I told Kaylee this story and continued to answer questions about abortion and teen pregnancy. We talked about the show that she’s seen at friend’s houses that is a reality show about teen pregnancy and mothers. I told her, as I have many times, that sex between a man and a woman as ordained by God in the holy union of matrimony is a beautiful gift to be enjoyed and relished, but, outside of matrimony, either premarital or extramarital, is simply dangerous. We talked about many other topics that day.

The fact is, despite the fact that we teach abstinence, and despite the fact that at this point she herself says, “I know how to prevent pregnancy – don’t have premarital sex!”, one third of the girls in her class right now are going to end up pregnant. We can’t ignore those numbers. If God thought that we could withstand sexual temptation, He wouldn’t have told us to flee from it (1 Corinthians 6:18).

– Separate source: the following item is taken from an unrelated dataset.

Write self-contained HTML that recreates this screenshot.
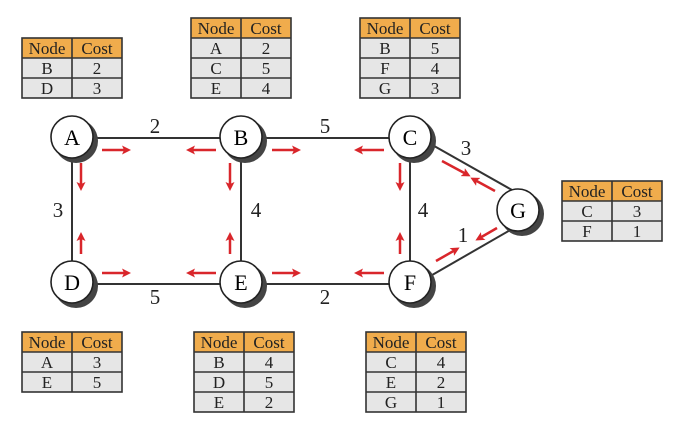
<!DOCTYPE html>
<html><head><style>body{margin:0;background:#fff}svg{display:block}</style></head><body>
<svg width="687" height="437" viewBox="0 0 687 437" xmlns="http://www.w3.org/2000/svg" font-family="Liberation Serif, serif">
<defs>
<marker id="ah" markerWidth="9" markerHeight="9" refX="6" refY="4.5" orient="auto" markerUnits="userSpaceOnUse"><path d="M0,0 L9,4.5 L0,9 L2,4.5 z" fill="#d9262b"/></marker>
<g id="tb2">
<rect x="0" y="0" width="100" height="20" fill="#f0ac4c"/>
<rect x="0" y="20" width="100" height="40" fill="#e6e6e6"/>
<g stroke="#333" stroke-width="1.6" fill="none"><rect x="0" y="0" width="100" height="60"/><line x1="50" y1="0" x2="50" y2="60"/><line x1="0" y1="20" x2="100" y2="20"/><line x1="0" y1="40" x2="100" y2="40"/></g>
</g>
<g id="tb3">
<rect x="0" y="0" width="100" height="20" fill="#f0ac4c"/>
<rect x="0" y="20" width="100" height="60" fill="#e6e6e6"/>
<g stroke="#333" stroke-width="1.6" fill="none"><rect x="0" y="0" width="100" height="80"/><line x1="50" y1="0" x2="50" y2="80"/><line x1="0" y1="20" x2="100" y2="20"/><line x1="0" y1="40" x2="100" y2="40"/><line x1="0" y1="60" x2="100" y2="60"/></g>
</g>
</defs>
<!-- edges -->
<g stroke="#333" stroke-width="2">
<line x1="72" y1="138" x2="241" y2="138"/><line x1="241" y1="138" x2="410" y2="138"/>
<line x1="72" y1="284" x2="241" y2="284"/><line x1="241" y1="284" x2="410" y2="284"/>
<line x1="72" y1="138" x2="72" y2="284"/><line x1="241" y1="138" x2="241" y2="284"/><line x1="410" y1="138" x2="410" y2="284"/>
<line x1="420" y1="138" x2="512" y2="190"/><line x1="420" y1="282" x2="512" y2="229"/>
</g>
<!-- nodes -->
<g font-size="22" text-anchor="middle">
<g transform="translate(72,137)"><circle cx="4" cy="4" r="22" fill="#444"/><circle r="21" fill="#fff" stroke="#222" stroke-width="1.6"/><text y="8">A</text></g>
<g transform="translate(241,137)"><circle cx="4" cy="4" r="22" fill="#444"/><circle r="21" fill="#fff" stroke="#222" stroke-width="1.6"/><text y="8">B</text></g>
<g transform="translate(410,137)"><circle cx="4" cy="4" r="22" fill="#444"/><circle r="21" fill="#fff" stroke="#222" stroke-width="1.6"/><text y="8">C</text></g>
<g transform="translate(72,282)"><circle cx="4" cy="4" r="22" fill="#444"/><circle r="21" fill="#fff" stroke="#222" stroke-width="1.6"/><text y="8">D</text></g>
<g transform="translate(241,282)"><circle cx="4" cy="4" r="22" fill="#444"/><circle r="21" fill="#fff" stroke="#222" stroke-width="1.6"/><text y="8">E</text></g>
<g transform="translate(410,282)"><circle cx="4" cy="4" r="22" fill="#444"/><circle r="21" fill="#fff" stroke="#222" stroke-width="1.6"/><text y="8">F</text></g>
<g transform="translate(518,210)"><circle cx="4" cy="4" r="22" fill="#444"/><circle r="21" fill="#fff" stroke="#222" stroke-width="1.6"/><text y="8">G</text></g>
</g>
<!-- edge labels -->
<g font-size="21" text-anchor="middle" fill="#222">
<text x="155" y="133">2</text><text x="325" y="133">5</text>
<text x="58" y="217">3</text><text x="256" y="217">4</text><text x="423" y="217">4</text>
<text x="155" y="304">5</text><text x="325" y="304">2</text>
<text x="466" y="155">3</text><text x="463" y="242">1</text>
</g>
<!-- arrows -->
<g stroke="#d9262b" stroke-width="2.5" marker-end="url(#ah)">
<line x1="102" y1="150" x2="128" y2="150"/><line x1="216" y1="150" x2="189" y2="150"/>
<line x1="272" y1="150" x2="298" y2="150"/><line x1="384" y1="150" x2="357" y2="150"/>
<line x1="102" y1="273" x2="128" y2="273"/><line x1="216" y1="273" x2="189" y2="273"/>
<line x1="272" y1="273" x2="298" y2="273"/><line x1="384" y1="273" x2="357" y2="273"/>
<line x1="81" y1="163" x2="81" y2="188"/><line x1="230" y1="163" x2="230" y2="188"/><line x1="400" y1="163" x2="400" y2="188"/>
<line x1="81" y1="254" x2="81" y2="235"/><line x1="230" y1="254" x2="230" y2="235"/><line x1="400" y1="254" x2="400" y2="235"/>
<line x1="442" y1="161" x2="468" y2="175"/><line x1="495" y1="191" x2="473" y2="179"/>
<line x1="436" y1="261" x2="457" y2="249"/><line x1="497" y1="228" x2="478" y2="239"/>
</g>
<!-- tables -->
<g font-size="17" text-anchor="middle" fill="#222">
<g transform="translate(22,38)"><use href="#tb2"/><text x="25" y="16">Node</text><text x="75" y="16">Cost</text><text x="25" y="36">B</text><text x="75" y="36">2</text><text x="25" y="56">D</text><text x="75" y="56">3</text></g>
<g transform="translate(191,18)"><use href="#tb3"/><text x="25" y="16">Node</text><text x="75" y="16">Cost</text><text x="25" y="36">A</text><text x="75" y="36">2</text><text x="25" y="56">C</text><text x="75" y="56">5</text><text x="25" y="76">E</text><text x="75" y="76">4</text></g>
<g transform="translate(360,18)"><use href="#tb3"/><text x="25" y="16">Node</text><text x="75" y="16">Cost</text><text x="25" y="36">B</text><text x="75" y="36">5</text><text x="25" y="56">F</text><text x="75" y="56">4</text><text x="25" y="76">G</text><text x="75" y="76">3</text></g>
<g transform="translate(562,181)"><use href="#tb2"/><text x="25" y="16">Node</text><text x="75" y="16">Cost</text><text x="25" y="36">C</text><text x="75" y="36">3</text><text x="25" y="56">F</text><text x="75" y="56">1</text></g>
<g transform="translate(22,332)"><use href="#tb2"/><text x="25" y="16">Node</text><text x="75" y="16">Cost</text><text x="25" y="36">A</text><text x="75" y="36">3</text><text x="25" y="56">E</text><text x="75" y="56">5</text></g>
<g transform="translate(194,332)"><use href="#tb3"/><text x="25" y="16">Node</text><text x="75" y="16">Cost</text><text x="25" y="36">B</text><text x="75" y="36">4</text><text x="25" y="56">D</text><text x="75" y="56">5</text><text x="25" y="76">E</text><text x="75" y="76">2</text></g>
<g transform="translate(366,332)"><use href="#tb3"/><text x="25" y="16">Node</text><text x="75" y="16">Cost</text><text x="25" y="36">C</text><text x="75" y="36">4</text><text x="25" y="56">E</text><text x="75" y="56">2</text><text x="25" y="76">G</text><text x="75" y="76">1</text></g>
</g>
</svg>
</body></html>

We need to teach our daughters (and sons) the realities of abortion (see this amazing series by Brooke McGlothlin), the difficulties of teen parenting, and the pain of giving up children for adoption. We need to continually stress to them, like Kaylee says, that the sure-fire way to prevent pregnancy is to not have premarital sex.

More importantly than all of that, we need to love our children. We need to love them, they need to know and trust that love, and we need to have a constant dialogue with them so that when they need to talk to us, they know they can come to us when they have questions or concerns. Or if they’ve made a mistake and find themselves one of the third. Because the fact is that one third of us as parents will experience that.